Outro ato diferente de tudo que ocorreu no Corpo de Bombeiros até então foi a redução de interstício exclusiva para os Oficiais do Corpo de Bombeiros na promoção de 2003 e que atenderam pouquíssimos Oficiais. Pessoalmente não sei que gesto de bondade foi esse do Comando Geral Nunca havia ocorrido na história recente uma redução especifica para Oficiais do Corpo de Bombeiros.

O novo Comandante Geral da PMPB chegou no Corpo de Bombeiros com o discurso que ele iria Emancipar o Corpo de Bombeiros e alguns Oficiais abraçaram tal discurso e tentavam sufocar os atos “não autorizados”   pelo Comandante  Geral da PMPB sobre a Emancipação, inclusive levantavam a bandeira da hierarquia e nela a cadeia de comando para tentar inibir a busca de outros meios.

Pessoalmente percebi com um grupo menor que o discurso do Comandante Geral da PMPB era diferente da prática e a promessa de Emancipação era retórica  Inclusive ouvimos de alguns Oficiais da PMPB ser uma anomalia da Lei permitir que outro, que não fosse o Comandante Geral da PMPB, gerir os recursos oriundos da Lei que determinava a arrecadação da Taxa no licenciamento de veículos automotores do Estado.

Havia uma cobrança implacável ao Comando do Tenente Coronel Horácio e o resultado foi um dossiê com apenas 06 meses de Comando e sua destituição.

Os ingredientes que se apresentavam na época, associados a boa relação com Horácio e a pressão por ele sofrida fez com que eu ressurgisse com a ideia de nova Sessão Especial da Assembleia Legislativa. Com aval de Horácio fui até o Deputado Sargento Denis, acompanhado de Vilmar e Guedes e solicitei dele a propositura de outra Sessão Especial para reacendermos no novo Governo a chama da Emancipação e novamente o pano de fundo seria o aniversário de 86 anos de criação do Corpo de Bombeiros.  Fui atendido prontamente por ele.

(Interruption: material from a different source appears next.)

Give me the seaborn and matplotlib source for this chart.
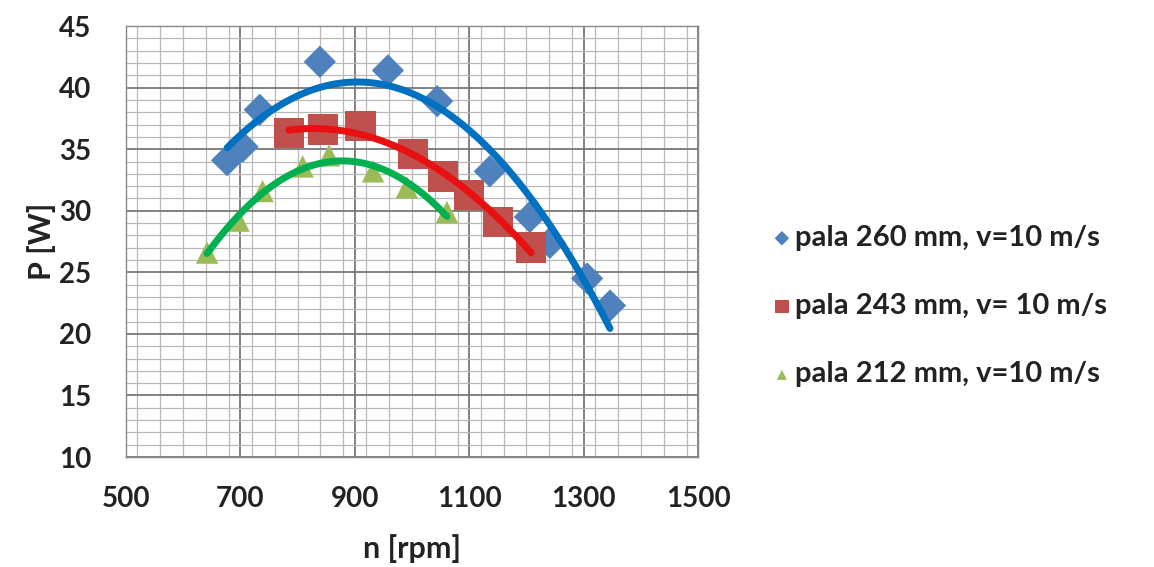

Sabíamos que não poderíamos contar com Rufino (então Tenente), porque ele exercia função de confiança do Comandante Geral e não poderíamos expô-lo. Então foi aventada a hipótese de determinado Capitão substituir Rufino e eu prepararia todos os dados e slides da apresentação e assim aconteceu.

 Levantei todos os dados com o Tenente Coronel Montezuma (então Tenente) e preparamos toda apresentação para o dia da D.  Não tínhamos a carência de equipamentos e viaturas porque com os recursos arrecadados de 2000 até 2002 o Coronel Lins, comandante da época, adquiriu viaturas novas para todas as Unidades e Subunidades, equipamentos, dentre outros e foi então que focamos a apresentação em outros horizonte que seriam:

  1. a) o fato de estarmos prontos para Emancipação; b) a burocracia da hierarquia nos distanciava da cúpula do poder e com isso havia uma ineficiência na aplicação dos recursos com desperdício do erário público e perda de tempo operacional indispensável a salvamento de vidas humanas; c) tratamos ainda das carências que permaneciam dos recursos de manutenção das unidades e; d) demonstramos a evolução dos Corpos de Bombeiros emancipados e atraso dos não emancipados e o futuro que nos esperava com a Emancipação.

A ideia da Sessão Especial e sua concretização ocorreram em curto espaço de tempo e lembro que conseguimos convidar os Comandantes do Corpo de Bombeiros de Pernambuco e Rio Grande do Norte. Porém um fato novo surgiu na tarde do dia anterior a apresentação: o Capitão que iria apresentar no dia seguinte chegou para mim e disse simplesmente que não iria mais apresentar e saiu. Eu e o então Tenente Montezuma ficamos paralisados com tal atitude informada apenas na tarde anterior ao dia da apresentação. Porém sempre com Deus como guia fui até a sala do Comandante Horácio e disse a ele que seria eu quem iria apresentar e Montezuma iria me apoiar nos slides.

Não irei levantar flores sobre minha apresentação da Assembleia Legislativa em junho de 2003, porém garanto que a exemplo da primeira apresentação de Rufino tudo saiu conforme o objetivo traçado e a participação de Deputados e bombeiros foram maciços.  Todos os presentes saíram novamente na certeza de que o melhor para o Corpo de Bombeiros e para a Polícia Militar era a Emancipação.

Não demorou sequer 30 dias da apresentação e estourou o chamado Escândalo do FUNESBOM e o mote na Polícia Militar era que o Corpo de Bombeiros não estava preparado para assumir o FUNESBOM.  Um Coronel da Polícia Militar assumiu o Comando de Corpo de Bombeiros e daí foi preciso parar para refletir, deixar a poeira baixar e só então seguir em frente.